Figure scripts:
START

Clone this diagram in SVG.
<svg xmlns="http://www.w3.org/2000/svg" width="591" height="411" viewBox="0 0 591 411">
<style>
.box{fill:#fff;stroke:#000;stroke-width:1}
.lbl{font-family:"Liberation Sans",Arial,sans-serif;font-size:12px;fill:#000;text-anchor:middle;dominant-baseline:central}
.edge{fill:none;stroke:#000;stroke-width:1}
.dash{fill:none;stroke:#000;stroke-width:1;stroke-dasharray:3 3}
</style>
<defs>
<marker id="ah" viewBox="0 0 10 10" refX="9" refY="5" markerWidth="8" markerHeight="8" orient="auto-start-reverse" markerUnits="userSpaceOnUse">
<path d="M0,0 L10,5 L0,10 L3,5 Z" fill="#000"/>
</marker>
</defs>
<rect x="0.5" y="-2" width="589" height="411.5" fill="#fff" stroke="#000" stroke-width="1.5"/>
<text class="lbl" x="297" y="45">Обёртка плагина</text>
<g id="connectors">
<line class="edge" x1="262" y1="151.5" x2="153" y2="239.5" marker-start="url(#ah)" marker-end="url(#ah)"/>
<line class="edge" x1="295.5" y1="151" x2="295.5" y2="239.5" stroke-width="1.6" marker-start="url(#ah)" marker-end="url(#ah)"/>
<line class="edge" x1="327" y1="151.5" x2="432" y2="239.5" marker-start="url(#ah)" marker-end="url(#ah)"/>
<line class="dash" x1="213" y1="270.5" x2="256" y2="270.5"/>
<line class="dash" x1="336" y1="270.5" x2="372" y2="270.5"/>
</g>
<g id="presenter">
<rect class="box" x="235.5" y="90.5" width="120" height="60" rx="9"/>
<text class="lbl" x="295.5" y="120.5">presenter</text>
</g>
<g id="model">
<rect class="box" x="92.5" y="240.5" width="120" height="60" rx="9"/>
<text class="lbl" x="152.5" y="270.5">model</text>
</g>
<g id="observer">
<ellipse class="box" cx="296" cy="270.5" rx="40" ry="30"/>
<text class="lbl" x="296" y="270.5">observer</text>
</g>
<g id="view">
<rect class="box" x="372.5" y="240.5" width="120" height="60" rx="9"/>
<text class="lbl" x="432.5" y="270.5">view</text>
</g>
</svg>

END
START

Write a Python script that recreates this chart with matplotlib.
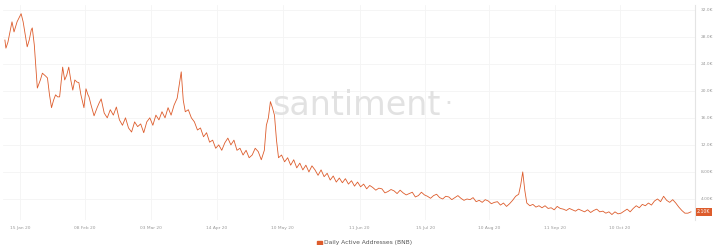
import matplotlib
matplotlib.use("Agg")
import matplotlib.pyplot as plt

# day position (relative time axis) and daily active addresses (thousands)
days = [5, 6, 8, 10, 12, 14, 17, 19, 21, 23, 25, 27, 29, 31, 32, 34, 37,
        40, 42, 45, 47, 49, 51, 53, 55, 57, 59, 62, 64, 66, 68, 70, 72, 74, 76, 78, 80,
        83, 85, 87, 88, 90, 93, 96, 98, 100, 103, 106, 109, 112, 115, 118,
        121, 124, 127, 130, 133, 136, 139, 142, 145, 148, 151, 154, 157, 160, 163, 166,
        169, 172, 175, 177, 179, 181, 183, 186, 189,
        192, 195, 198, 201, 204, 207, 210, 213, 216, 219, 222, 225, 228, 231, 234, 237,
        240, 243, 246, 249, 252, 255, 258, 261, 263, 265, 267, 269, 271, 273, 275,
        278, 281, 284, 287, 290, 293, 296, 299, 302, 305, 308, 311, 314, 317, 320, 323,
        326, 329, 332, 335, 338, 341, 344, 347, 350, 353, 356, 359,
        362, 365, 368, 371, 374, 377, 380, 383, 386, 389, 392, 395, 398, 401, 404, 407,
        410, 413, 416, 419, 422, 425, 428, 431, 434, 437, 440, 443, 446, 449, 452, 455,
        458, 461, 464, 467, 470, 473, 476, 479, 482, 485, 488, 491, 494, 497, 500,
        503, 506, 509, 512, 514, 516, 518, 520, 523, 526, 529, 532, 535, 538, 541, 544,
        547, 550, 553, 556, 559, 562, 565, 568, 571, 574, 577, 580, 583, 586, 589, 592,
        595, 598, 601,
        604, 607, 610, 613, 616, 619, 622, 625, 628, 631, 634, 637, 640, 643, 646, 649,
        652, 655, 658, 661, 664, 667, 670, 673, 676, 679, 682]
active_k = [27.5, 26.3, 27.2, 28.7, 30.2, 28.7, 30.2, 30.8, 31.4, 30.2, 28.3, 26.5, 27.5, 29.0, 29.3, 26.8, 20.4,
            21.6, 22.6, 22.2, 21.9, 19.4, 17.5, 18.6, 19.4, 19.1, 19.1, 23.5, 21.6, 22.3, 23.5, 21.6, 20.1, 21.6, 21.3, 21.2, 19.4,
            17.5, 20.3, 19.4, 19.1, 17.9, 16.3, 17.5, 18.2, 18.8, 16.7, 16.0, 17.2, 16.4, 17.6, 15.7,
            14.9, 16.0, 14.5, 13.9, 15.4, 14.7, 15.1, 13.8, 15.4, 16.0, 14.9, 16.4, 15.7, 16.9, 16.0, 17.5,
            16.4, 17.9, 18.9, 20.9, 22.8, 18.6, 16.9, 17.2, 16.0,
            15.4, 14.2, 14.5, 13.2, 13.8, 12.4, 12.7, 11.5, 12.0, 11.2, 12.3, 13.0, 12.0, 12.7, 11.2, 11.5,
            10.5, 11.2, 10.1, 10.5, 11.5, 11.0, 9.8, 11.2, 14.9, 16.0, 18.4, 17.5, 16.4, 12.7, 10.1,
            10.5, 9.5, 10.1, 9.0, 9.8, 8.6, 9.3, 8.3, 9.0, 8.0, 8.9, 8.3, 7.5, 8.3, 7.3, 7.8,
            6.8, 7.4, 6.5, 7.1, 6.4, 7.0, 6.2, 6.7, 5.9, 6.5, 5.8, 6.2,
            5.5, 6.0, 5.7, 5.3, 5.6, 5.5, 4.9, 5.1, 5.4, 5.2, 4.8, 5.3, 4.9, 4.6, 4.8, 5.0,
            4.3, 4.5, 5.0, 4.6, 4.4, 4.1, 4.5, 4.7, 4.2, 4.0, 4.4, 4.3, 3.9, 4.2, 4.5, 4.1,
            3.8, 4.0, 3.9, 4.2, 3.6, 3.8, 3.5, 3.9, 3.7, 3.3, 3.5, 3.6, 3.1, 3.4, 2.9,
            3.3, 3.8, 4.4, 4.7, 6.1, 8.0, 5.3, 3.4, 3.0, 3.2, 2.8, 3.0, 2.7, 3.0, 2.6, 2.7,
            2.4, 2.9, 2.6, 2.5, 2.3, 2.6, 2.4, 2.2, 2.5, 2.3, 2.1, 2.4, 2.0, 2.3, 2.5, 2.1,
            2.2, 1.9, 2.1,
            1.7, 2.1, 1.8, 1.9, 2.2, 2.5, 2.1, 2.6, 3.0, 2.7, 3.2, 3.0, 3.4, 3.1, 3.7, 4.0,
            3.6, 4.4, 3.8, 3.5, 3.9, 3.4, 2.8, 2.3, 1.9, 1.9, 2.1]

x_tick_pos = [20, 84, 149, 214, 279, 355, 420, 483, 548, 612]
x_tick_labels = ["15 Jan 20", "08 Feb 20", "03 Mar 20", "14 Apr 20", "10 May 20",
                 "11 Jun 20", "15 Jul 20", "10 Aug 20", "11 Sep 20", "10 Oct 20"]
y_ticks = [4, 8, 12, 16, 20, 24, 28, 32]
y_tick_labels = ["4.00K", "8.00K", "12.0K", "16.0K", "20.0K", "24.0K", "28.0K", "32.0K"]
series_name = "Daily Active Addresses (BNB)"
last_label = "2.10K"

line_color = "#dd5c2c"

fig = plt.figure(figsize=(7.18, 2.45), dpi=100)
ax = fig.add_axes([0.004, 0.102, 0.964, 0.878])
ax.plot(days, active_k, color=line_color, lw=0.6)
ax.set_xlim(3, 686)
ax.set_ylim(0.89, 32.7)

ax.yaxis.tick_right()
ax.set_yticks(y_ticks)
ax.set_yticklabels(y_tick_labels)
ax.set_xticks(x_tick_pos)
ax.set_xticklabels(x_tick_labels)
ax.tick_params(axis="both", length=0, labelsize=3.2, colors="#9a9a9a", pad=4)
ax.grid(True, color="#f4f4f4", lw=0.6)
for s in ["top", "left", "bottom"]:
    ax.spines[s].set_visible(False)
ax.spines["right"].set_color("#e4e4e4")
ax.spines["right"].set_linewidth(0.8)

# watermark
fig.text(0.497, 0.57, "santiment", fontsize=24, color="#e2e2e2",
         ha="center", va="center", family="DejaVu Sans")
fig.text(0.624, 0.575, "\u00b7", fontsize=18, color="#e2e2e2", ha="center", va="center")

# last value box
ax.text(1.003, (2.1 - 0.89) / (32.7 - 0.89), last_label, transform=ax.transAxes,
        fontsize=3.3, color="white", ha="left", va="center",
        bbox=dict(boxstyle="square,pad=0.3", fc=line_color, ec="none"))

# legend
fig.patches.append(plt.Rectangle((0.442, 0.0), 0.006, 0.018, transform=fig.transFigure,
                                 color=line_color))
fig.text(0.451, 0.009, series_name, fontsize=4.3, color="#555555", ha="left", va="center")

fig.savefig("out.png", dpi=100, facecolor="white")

END

PROBLEM TO SOLVE: Pull out all lines in the data above that include "this".

OUTPUT OF THE EXERCISE:
Clone this diagram in SVG.
Write a Python script that recreates this chart with matplotlib.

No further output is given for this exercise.